Last week was a difficult one for me spiritually. At a conference I came face-to-face with my greatest temptation – to be known, valued and deemed important by the people I admire – and I succumbed to that temptation. Again. It was painful and disheartening, and I left the conference not only questioning whether I was capable of living out my calling as a Christian writer, but also unable to hear God. I felt like a dried-out husk, empty, brittle and alone.
That’s why I was particularly surprised when I awoke the next morning and suddenly began to see God everywhere. In the rising sun illuminating the elm leaves in my backyard a brilliant gold. In a boy wrapped in a fleece blanket and cocooned against my side on the couch. In a man and his dog jogging jauntily past me on the path.
At first I thought it was simply that the noise of the conference – the people and the speakers and the worship music – had dissipated, allowing a more contemplative gratitude to slide into place. And that was part of it for sure. But later, after I read our lesson for today, I realized it was something more.
I like to read The Message version of the Bible, particularly for a passage I’ve heard over and over again, like the Beatitudes. When I read today’s lesson – “God blesses those whose hearts are pure, for they will see God” – in my usual translation (New Living), I didn’t come away with much. I struggled to dig beneath the language that was as familiar and comfortable as my favorite sweater.
But then I opened The Message and read this:
“You’re blessed when you get your inside world – your mind and heart – put right. Then you can see God in the outside world.” (Matthew 5:8)
The Message infused the familiar verse with a new, fresh and more personal meaning. Suddenly I understood what a “pure heart” meant – not simply unblemished and unflawed, but transformed, realigned and made right again.
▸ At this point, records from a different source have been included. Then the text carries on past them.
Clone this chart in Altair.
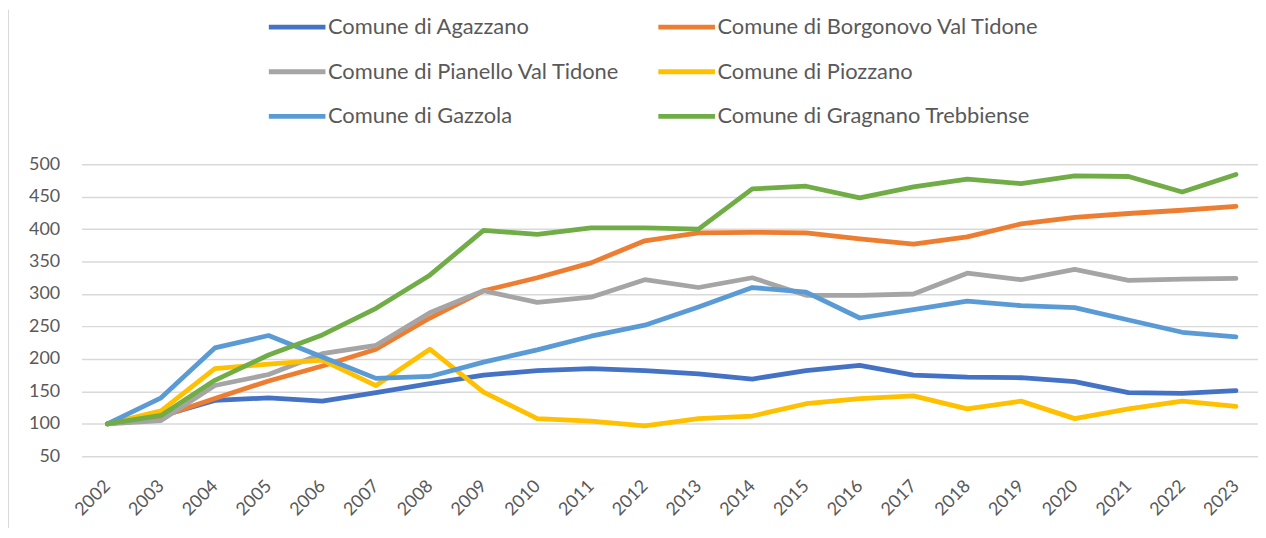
import altair as alt
import pandas as pd

years = list(range(2002, 2024))
series_names = [
    "Comune di Agazzano",
    "Comune di Borgonovo Val Tidone",
    "Comune di Pianello Val Tidone",
    "Comune di Piozzano",
    "Comune di Gazzola",
    "Comune di Gragnano Trebbiense",
]
colors = ["#4472C4", "#ED7D31", "#A5A5A5", "#FFC000", "#5B9BD5", "#70AD47"]

agazzano = [100, 112, 136, 140, 135, 148, 162, 175, 182, 185, 182, 177, 169, 182, 190, 175, 172, 171, 165, 148, 147, 151]
borgonovo = [100, 111, 139, 166, 189, 215, 263, 305, 325, 348, 382, 394, 395, 394, 385, 377, 388, 408, 418, 424, 429, 435]
pianello = [100, 105, 159, 176, 208, 221, 271, 305, 287, 295, 322, 310, 325, 298, 298, 300, 332, 322, 338, 321, 323, 324]
piozzano = [100, 120, 185, 192, 198, 159, 215, 149, 108, 104, 97, 108, 112, 131, 139, 143, 123, 135, 108, 123, 135, 127]
gazzola = [100, 140, 217, 236, 203, 170, 173, 195, 214, 235, 252, 280, 310, 303, 263, 276, 289, 282, 279, 260, 241, 234]
gragnano = [100, 113, 167, 206, 237, 278, 329, 398, 392, 402, 402, 400, 462, 466, 448, 465, 477, 470, 482, 481, 457, 484]

y_ticks = list(range(50, 501, 50))

all_series = [agazzano, borgonovo, pianello, piozzano, gazzola, gragnano]
rows = []
for i, (name, vals) in enumerate(zip(series_names, all_series)):
    for yr, v in zip(years, vals):
        rows.append({"anno": yr, "valore": v, "comune": name, "ord": i})
df = pd.DataFrame(rows)

FONT = "Lato"
LABEL_COLOR = "#595959"

lines = alt.Chart(df).mark_line(strokeWidth=4.8, strokeCap="round", strokeJoin="round").encode(
    x=alt.X(
        "anno:Q",
        scale=alt.Scale(domain=[2001.52, 2023.41], nice=False, zero=False),
        axis=alt.Axis(
            values=years, format="d", labelAngle=-45, grid=False, domain=False, ticks=False,
            labelFont=FONT, labelFontSize=18, labelColor=LABEL_COLOR, labelPadding=27,
            labelAlign="right", labelBaseline="middle", labelFlush=False, labelOverlap=False,
            labelBound=False, title=None,
        ),
    ),
    y=alt.Y(
        "valore:Q",
        scale=alt.Scale(domain=[50, 500], nice=False, zero=False),
        axis=alt.Axis(
            values=y_ticks, grid=True, gridColor="#D9D9D9", gridWidth=1.5, domain=False, ticks=False,
            labelFont=FONT, labelFontSize=18, labelColor=LABEL_COLOR, labelPadding=22, title=None,
        ),
    ),
    color=alt.Color(
        "comune:N",
        scale=alt.Scale(domain=series_names, range=colors),
        legend=alt.Legend(
            orient="none", legendX=200, legendY=-155, columns=2, direction="horizontal", title=None,
            symbolType="M-2,0H2", symbolSize=812, symbolStrokeWidth=4.8,
            labelOffset=14, labelFont=FONT, labelFontSize=22, labelColor=LABEL_COLOR,
            labelLimit=600, rowPadding=17, columnPadding=28, padding=0,
        ),
    ),
    detail="ord:O",
    order="ord:Q",
)

border = alt.Chart(pd.DataFrame({"k": [0]})).mark_rule(color="#D9D9D9", strokeWidth=1).encode(
    x=alt.value(-73.5), y=alt.value(-155.5), y2=alt.value(374)
)

chart = alt.layer(border, lines).properties(
    width=1184,
    height=294,
    autosize=alt.AutoSizeParams(type="none"),
    padding={"left": 74, "top": 155.5, "right": 0, "bottom": 70},
).configure_view(stroke=None)

chart.save("out.html", embed_options={"renderer": "svg", "actions": False})
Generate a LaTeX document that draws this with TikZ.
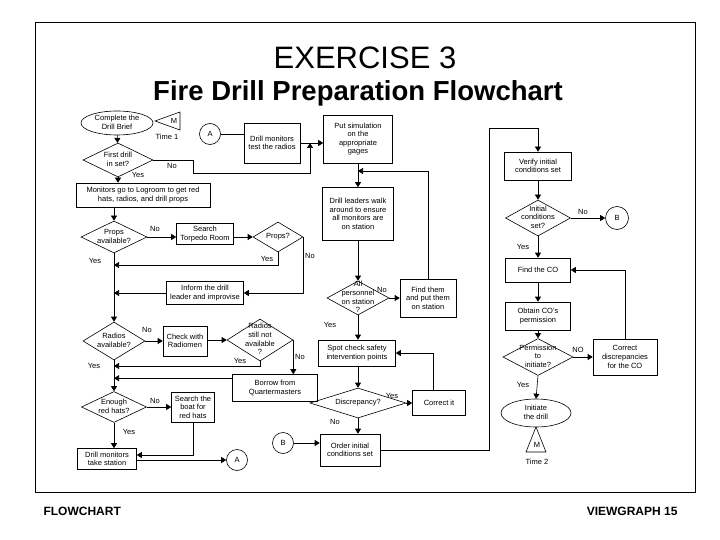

In the airport between connections and on the flight home from the conference, I’d had a heart-to-heart with God. In that process, he began to untangle the threads of sin that had wrapped themselves so tightly around my heart. God did some hard work in my heart and mind during those hours in transit, work which ultimately helped clear the path back to him.
I didn’t realize it at the time – that’s often the way it is when God is working hard in me – but by the next morning, my heart and mind, my inside world, were put right: realigned with and focused on God. And with my inside world put right, I was finally able to see God in the outside world again.
Questions for Reflection:
Can you think of a time when you had to get your heart and mind put right in order to really see God? What impediments in your life right now might be blocking your ability to see him?